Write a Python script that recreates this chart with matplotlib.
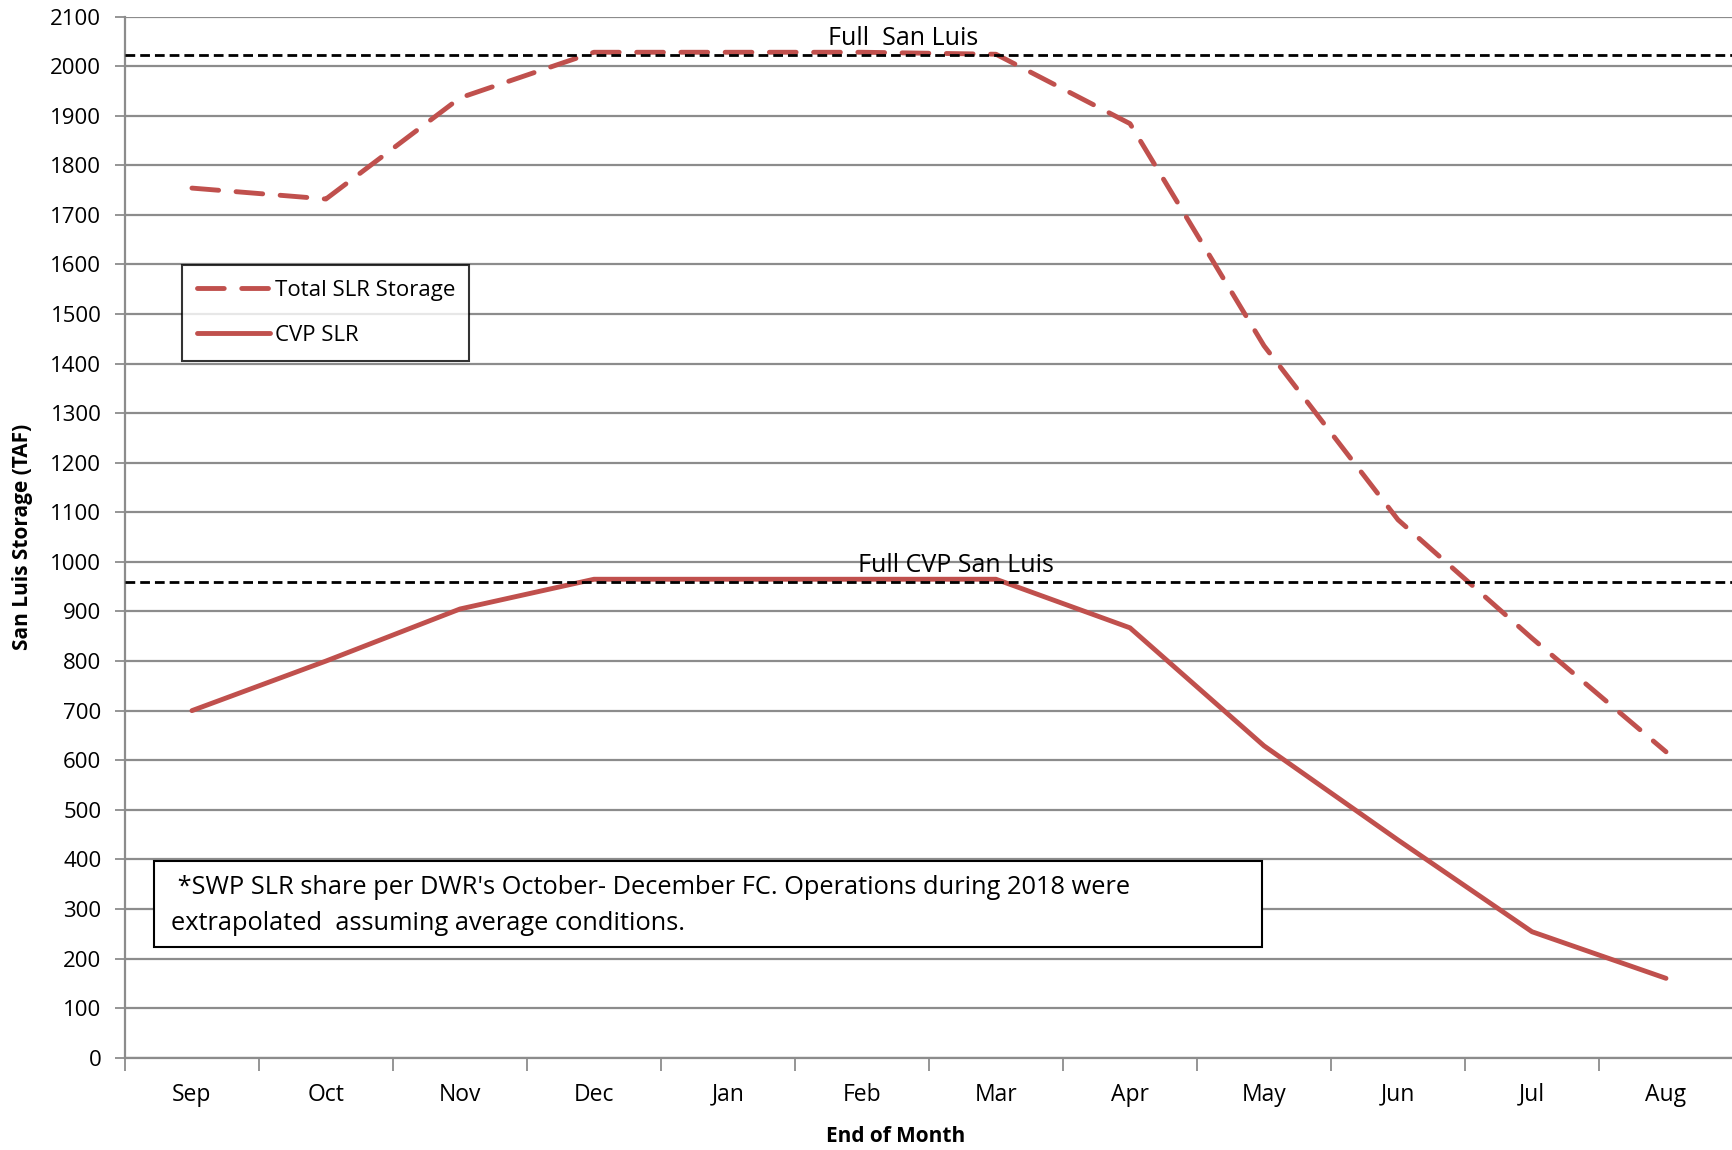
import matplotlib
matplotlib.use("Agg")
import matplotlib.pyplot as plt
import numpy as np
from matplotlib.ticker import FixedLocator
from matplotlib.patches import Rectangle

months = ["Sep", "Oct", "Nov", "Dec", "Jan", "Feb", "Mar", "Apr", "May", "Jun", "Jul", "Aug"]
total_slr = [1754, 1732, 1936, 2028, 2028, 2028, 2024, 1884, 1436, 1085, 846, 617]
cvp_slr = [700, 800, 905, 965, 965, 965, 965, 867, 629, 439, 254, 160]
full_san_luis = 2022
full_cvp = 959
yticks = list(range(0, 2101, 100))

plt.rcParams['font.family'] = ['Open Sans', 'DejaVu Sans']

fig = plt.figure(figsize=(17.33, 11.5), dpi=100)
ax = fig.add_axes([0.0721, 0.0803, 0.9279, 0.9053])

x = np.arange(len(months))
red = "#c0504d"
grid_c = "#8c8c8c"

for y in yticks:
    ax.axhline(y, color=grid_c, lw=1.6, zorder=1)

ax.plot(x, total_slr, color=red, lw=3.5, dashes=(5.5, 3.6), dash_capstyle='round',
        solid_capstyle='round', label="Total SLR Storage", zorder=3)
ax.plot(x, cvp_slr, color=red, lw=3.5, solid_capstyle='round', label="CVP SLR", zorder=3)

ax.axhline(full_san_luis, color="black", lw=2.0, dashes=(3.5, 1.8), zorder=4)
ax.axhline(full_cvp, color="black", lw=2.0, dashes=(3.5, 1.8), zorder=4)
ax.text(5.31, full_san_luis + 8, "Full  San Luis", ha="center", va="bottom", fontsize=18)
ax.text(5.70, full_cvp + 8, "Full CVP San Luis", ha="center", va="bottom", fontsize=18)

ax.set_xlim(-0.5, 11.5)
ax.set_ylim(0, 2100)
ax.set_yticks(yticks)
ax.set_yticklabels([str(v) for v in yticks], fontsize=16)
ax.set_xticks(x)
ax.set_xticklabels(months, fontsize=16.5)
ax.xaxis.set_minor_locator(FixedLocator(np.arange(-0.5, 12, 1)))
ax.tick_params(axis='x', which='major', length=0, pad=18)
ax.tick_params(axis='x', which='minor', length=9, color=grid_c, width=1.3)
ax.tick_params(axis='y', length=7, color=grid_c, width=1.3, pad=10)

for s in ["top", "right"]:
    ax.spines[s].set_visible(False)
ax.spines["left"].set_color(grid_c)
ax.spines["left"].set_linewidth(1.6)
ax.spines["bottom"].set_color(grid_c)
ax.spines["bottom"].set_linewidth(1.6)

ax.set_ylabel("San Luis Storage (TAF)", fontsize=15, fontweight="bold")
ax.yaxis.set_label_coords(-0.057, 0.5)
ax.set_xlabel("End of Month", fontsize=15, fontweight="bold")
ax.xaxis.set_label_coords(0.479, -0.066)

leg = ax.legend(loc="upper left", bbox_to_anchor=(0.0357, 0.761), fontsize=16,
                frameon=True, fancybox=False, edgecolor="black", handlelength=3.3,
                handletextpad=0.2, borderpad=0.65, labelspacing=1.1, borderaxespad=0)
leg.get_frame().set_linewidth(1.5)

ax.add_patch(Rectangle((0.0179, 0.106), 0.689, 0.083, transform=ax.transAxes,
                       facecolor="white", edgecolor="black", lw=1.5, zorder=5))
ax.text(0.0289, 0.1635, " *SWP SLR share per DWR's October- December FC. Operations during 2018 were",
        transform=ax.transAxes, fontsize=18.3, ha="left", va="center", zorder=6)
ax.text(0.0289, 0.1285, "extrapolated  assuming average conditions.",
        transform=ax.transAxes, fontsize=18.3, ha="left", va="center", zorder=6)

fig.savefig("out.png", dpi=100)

Task requirements
Write out again every line above exactly as given; the pictures do not belong in the copy.

Worked solution
Write a Python script that recreates this chart with matplotlib.
import matplotlib
matplotlib.use("Agg")
import matplotlib.pyplot as plt
import numpy as np
from matplotlib.ticker import FixedLocator
from matplotlib.patches import Rectangle

months = ["Sep", "Oct", "Nov", "Dec", "Jan", "Feb", "Mar", "Apr", "May", "Jun", "Jul", "Aug"]
total_slr = [1754, 1732, 1936, 2028, 2028, 2028, 2024, 1884, 1436, 1085, 846, 617]
cvp_slr = [700, 800, 905, 965, 965, 965, 965, 867, 629, 439, 254, 160]
full_san_luis = 2022
full_cvp = 959
yticks = list(range(0, 2101, 100))

plt.rcParams['font.family'] = ['Open Sans', 'DejaVu Sans']

fig = plt.figure(figsize=(17.33, 11.5), dpi=100)
ax = fig.add_axes([0.0721, 0.0803, 0.9279, 0.9053])

x = np.arange(len(months))
red = "#c0504d"
grid_c = "#8c8c8c"

for y in yticks:
    ax.axhline(y, color=grid_c, lw=1.6, zorder=1)

ax.plot(x, total_slr, color=red, lw=3.5, dashes=(5.5, 3.6), dash_capstyle='round',
        solid_capstyle='round', label="Total SLR Storage", zorder=3)
ax.plot(x, cvp_slr, color=red, lw=3.5, solid_capstyle='round', label="CVP SLR", zorder=3)

ax.axhline(full_san_luis, color="black", lw=2.0, dashes=(3.5, 1.8), zorder=4)
ax.axhline(full_cvp, color="black", lw=2.0, dashes=(3.5, 1.8), zorder=4)
ax.text(5.31, full_san_luis + 8, "Full  San Luis", ha="center", va="bottom", fontsize=18)
ax.text(5.70, full_cvp + 8, "Full CVP San Luis", ha="center", va="bottom", fontsize=18)

ax.set_xlim(-0.5, 11.5)
ax.set_ylim(0, 2100)
ax.set_yticks(yticks)
ax.set_yticklabels([str(v) for v in yticks], fontsize=16)
ax.set_xticks(x)
ax.set_xticklabels(months, fontsize=16.5)
ax.xaxis.set_minor_locator(FixedLocator(np.arange(-0.5, 12, 1)))
ax.tick_params(axis='x', which='major', length=0, pad=18)
ax.tick_params(axis='x', which='minor', length=9, color=grid_c, width=1.3)
ax.tick_params(axis='y', length=7, color=grid_c, width=1.3, pad=10)

for s in ["top", "right"]:
    ax.spines[s].set_visible(False)
ax.spines["left"].set_color(grid_c)
ax.spines["left"].set_linewidth(1.6)
ax.spines["bottom"].set_color(grid_c)
ax.spines["bottom"].set_linewidth(1.6)

ax.set_ylabel("San Luis Storage (TAF)", fontsize=15, fontweight="bold")
ax.yaxis.set_label_coords(-0.057, 0.5)
ax.set_xlabel("End of Month", fontsize=15, fontweight="bold")
ax.xaxis.set_label_coords(0.479, -0.066)

leg = ax.legend(loc="upper left", bbox_to_anchor=(0.0357, 0.761), fontsize=16,
                frameon=True, fancybox=False, edgecolor="black", handlelength=3.3,
                handletextpad=0.2, borderpad=0.65, labelspacing=1.1, borderaxespad=0)
leg.get_frame().set_linewidth(1.5)

ax.add_patch(Rectangle((0.0179, 0.106), 0.689, 0.083, transform=ax.transAxes,
                       facecolor="white", edgecolor="black", lw=1.5, zorder=5))
ax.text(0.0289, 0.1635, " *SWP SLR share per DWR's October- December FC. Operations during 2018 were",
        transform=ax.transAxes, fontsize=18.3, ha="left", va="center", zorder=6)
ax.text(0.0289, 0.1285, "extrapolated  assuming average conditions.",
        transform=ax.transAxes, fontsize=18.3, ha="left", va="center", zorder=6)

fig.savefig("out.png", dpi=100)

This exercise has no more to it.